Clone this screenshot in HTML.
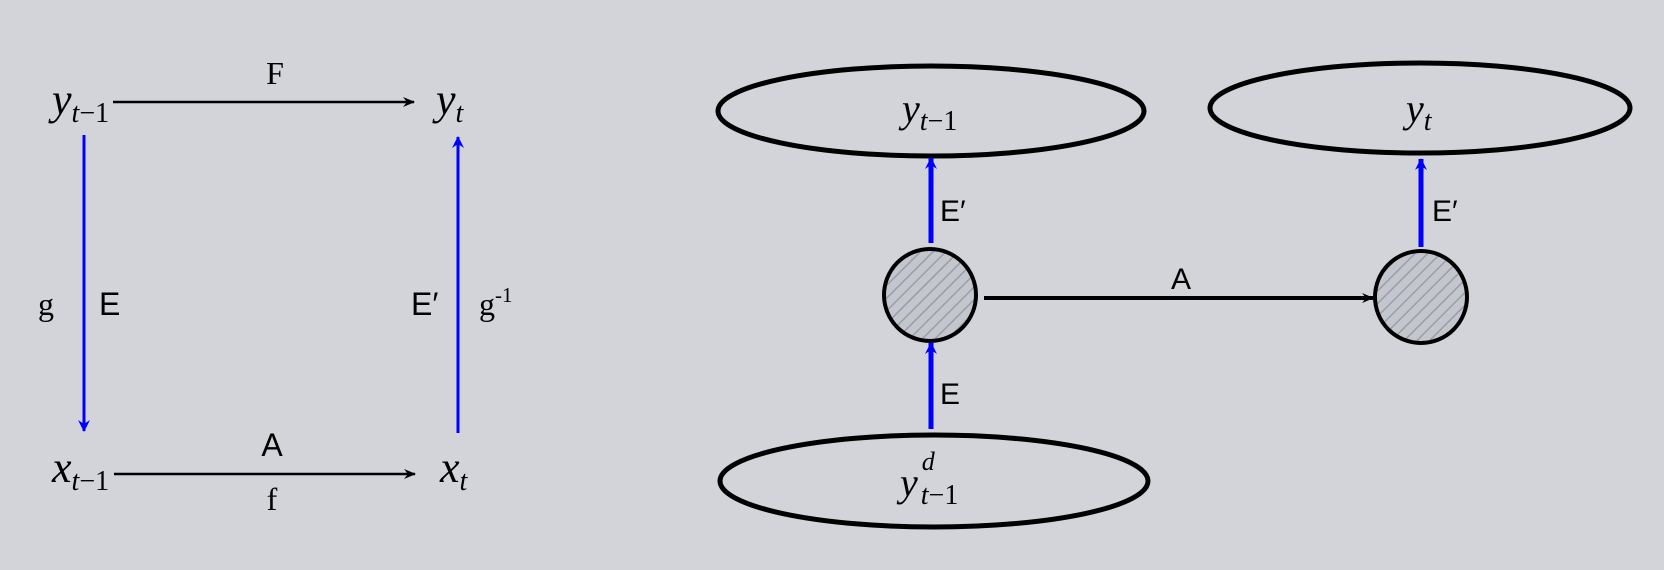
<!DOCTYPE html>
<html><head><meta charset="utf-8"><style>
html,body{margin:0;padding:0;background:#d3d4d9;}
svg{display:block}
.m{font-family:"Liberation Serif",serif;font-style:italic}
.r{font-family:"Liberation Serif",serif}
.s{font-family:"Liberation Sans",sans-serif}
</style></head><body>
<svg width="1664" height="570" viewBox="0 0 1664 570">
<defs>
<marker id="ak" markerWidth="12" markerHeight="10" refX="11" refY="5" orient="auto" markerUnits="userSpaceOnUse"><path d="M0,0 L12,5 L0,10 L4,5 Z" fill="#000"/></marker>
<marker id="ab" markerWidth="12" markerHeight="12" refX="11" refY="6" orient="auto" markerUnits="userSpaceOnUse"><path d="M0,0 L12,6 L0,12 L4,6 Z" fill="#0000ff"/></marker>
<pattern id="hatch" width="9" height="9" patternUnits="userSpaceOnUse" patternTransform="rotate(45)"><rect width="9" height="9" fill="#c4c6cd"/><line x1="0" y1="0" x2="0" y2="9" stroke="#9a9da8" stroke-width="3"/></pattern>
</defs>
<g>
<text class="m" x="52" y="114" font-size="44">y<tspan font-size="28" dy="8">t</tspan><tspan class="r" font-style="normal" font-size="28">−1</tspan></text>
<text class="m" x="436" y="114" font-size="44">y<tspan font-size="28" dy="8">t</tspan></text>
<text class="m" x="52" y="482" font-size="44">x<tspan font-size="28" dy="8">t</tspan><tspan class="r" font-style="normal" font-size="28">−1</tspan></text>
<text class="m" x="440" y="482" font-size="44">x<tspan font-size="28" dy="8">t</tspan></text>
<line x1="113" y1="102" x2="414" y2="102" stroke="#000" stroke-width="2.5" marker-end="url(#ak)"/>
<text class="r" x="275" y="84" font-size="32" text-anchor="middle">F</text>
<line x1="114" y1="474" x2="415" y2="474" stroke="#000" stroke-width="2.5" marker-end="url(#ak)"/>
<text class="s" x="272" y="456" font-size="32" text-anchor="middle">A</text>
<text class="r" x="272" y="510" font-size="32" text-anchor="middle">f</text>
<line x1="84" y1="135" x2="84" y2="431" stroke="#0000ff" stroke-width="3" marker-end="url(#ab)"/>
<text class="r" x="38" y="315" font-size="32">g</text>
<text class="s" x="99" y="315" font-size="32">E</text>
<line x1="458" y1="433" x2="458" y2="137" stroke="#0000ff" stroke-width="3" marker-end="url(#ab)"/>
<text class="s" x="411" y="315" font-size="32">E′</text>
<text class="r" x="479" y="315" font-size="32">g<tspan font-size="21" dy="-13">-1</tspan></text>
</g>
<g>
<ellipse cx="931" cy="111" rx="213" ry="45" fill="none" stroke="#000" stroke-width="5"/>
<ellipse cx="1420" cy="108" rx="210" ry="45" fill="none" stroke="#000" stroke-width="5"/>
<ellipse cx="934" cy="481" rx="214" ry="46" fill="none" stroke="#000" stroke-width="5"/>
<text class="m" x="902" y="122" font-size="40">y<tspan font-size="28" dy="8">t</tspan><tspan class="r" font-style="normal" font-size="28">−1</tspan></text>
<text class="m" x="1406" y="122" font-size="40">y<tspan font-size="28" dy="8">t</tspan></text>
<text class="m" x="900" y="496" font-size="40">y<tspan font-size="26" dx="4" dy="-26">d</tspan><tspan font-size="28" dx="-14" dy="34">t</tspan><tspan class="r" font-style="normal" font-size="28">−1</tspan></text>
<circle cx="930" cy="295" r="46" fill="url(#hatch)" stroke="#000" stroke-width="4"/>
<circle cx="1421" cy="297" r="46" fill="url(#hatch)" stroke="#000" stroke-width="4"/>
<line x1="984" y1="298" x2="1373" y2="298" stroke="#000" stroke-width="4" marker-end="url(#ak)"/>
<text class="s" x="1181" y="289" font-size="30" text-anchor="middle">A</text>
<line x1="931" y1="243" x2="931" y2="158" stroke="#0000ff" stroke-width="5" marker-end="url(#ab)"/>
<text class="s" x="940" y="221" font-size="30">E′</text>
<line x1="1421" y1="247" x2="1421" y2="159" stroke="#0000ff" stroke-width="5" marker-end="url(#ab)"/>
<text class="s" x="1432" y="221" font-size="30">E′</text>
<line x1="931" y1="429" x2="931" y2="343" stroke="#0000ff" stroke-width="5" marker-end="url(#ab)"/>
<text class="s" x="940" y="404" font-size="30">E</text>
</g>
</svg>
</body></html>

★ ★ ★ ★

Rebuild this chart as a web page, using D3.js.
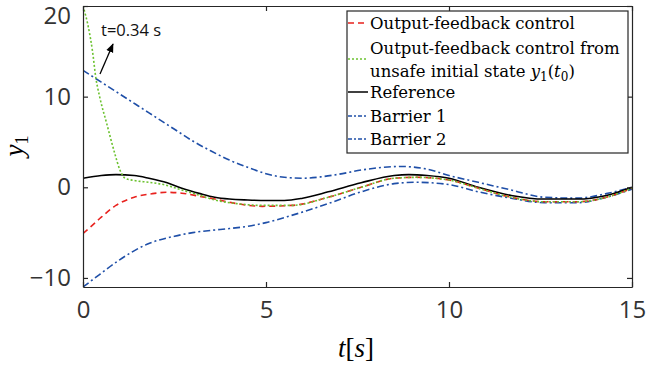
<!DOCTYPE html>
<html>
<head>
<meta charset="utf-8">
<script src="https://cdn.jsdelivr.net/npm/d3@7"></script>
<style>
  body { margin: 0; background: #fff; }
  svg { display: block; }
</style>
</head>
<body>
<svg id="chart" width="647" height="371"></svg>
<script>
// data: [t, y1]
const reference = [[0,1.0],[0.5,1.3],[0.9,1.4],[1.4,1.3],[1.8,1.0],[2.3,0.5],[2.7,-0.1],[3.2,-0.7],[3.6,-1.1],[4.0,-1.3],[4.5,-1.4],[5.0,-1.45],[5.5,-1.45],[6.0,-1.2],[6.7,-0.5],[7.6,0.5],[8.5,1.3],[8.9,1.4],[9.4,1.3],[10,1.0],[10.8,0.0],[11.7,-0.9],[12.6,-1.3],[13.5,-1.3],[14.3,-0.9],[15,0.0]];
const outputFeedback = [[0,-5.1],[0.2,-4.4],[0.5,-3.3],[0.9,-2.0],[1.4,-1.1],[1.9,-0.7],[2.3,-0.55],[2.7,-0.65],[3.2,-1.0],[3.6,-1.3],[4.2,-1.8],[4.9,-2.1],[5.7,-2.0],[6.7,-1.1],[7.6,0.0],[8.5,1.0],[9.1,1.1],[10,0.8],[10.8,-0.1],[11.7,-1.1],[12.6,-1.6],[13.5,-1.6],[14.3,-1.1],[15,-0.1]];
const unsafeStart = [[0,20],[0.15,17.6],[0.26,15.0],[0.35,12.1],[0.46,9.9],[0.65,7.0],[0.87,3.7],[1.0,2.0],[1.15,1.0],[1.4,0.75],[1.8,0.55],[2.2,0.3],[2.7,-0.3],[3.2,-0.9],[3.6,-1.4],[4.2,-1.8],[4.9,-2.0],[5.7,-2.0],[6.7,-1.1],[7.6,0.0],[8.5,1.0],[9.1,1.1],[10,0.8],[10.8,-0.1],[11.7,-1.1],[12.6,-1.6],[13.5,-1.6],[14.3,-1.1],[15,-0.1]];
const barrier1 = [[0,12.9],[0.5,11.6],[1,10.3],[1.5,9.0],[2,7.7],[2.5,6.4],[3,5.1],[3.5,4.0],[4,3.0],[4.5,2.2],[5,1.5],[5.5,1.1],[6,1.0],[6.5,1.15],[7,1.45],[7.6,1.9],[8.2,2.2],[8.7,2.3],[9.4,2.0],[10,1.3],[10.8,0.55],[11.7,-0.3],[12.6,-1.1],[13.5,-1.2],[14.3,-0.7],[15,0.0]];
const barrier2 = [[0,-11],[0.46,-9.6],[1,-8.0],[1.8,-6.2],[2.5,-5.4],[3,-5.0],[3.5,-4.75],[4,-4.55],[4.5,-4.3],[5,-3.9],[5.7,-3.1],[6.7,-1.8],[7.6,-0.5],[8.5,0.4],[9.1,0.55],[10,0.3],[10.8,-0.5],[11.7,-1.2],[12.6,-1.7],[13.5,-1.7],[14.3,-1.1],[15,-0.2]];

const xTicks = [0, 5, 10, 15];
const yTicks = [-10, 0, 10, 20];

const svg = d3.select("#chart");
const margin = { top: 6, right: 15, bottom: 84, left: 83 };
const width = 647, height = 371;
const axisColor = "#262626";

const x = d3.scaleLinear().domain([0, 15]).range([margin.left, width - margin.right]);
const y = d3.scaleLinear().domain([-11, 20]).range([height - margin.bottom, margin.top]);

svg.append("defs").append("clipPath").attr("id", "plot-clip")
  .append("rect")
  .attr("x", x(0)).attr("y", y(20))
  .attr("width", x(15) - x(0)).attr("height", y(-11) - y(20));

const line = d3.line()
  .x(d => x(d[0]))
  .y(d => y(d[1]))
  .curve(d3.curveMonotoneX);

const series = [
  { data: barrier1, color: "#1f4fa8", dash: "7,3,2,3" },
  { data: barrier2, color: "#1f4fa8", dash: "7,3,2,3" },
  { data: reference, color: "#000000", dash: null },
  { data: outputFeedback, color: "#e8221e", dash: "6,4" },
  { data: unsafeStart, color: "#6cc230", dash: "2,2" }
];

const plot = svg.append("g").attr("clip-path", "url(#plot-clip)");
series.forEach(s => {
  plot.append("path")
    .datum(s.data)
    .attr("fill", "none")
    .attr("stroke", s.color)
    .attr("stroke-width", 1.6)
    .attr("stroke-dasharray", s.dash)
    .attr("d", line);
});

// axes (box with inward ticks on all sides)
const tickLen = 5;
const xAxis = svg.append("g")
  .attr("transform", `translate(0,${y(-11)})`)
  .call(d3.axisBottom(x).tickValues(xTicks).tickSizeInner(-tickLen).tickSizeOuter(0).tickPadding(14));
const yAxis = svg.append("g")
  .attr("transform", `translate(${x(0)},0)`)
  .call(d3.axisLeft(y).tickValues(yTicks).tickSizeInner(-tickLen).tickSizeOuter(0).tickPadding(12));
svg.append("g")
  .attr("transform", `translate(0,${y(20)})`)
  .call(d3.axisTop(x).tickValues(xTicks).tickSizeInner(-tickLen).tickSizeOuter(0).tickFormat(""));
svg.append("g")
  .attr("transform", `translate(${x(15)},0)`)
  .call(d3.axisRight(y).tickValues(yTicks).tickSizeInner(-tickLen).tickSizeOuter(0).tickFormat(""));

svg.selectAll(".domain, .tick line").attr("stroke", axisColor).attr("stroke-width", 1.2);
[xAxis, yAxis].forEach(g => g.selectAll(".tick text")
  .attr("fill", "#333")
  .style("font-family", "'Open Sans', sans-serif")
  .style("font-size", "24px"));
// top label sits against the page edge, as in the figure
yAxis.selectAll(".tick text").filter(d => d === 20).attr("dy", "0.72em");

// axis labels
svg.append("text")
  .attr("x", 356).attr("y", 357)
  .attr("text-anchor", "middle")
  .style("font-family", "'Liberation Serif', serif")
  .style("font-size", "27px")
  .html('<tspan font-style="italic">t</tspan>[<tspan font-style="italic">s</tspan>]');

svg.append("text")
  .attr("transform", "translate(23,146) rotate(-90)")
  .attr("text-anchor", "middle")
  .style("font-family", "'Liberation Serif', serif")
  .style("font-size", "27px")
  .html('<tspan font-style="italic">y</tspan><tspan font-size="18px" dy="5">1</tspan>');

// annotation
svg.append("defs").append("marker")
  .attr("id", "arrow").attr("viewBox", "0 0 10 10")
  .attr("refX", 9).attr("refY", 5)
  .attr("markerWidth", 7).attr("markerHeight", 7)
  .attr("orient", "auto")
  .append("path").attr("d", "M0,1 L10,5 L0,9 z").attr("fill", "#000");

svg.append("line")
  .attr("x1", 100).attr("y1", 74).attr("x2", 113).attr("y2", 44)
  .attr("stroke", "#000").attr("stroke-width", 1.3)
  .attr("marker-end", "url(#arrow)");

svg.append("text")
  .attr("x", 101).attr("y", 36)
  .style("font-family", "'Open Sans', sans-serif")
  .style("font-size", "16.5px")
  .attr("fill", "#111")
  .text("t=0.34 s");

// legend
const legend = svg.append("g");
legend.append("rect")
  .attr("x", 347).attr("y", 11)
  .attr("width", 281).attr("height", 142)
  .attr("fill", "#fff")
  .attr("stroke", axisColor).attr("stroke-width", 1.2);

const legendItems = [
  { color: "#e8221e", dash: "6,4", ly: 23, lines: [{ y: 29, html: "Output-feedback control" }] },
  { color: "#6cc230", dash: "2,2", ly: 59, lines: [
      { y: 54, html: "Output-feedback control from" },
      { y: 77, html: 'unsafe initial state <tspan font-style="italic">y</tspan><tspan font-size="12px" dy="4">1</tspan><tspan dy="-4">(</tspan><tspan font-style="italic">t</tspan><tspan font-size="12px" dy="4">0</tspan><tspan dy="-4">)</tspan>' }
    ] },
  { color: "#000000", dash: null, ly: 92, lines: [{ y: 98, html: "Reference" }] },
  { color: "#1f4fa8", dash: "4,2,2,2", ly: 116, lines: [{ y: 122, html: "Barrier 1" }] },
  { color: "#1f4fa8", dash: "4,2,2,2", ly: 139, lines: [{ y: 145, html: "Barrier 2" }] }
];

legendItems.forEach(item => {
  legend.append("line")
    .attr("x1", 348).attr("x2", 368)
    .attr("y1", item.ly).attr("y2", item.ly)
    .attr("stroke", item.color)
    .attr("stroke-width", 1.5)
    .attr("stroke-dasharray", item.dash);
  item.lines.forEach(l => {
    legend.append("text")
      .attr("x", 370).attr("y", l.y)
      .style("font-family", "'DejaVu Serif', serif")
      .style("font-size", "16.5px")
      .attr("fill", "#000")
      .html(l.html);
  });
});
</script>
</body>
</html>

★ ★ ★ ★

WRITTEN REQUEST -
Count each line above in which the string "page" appears, then state only the total.

FULL SOLUTION -
2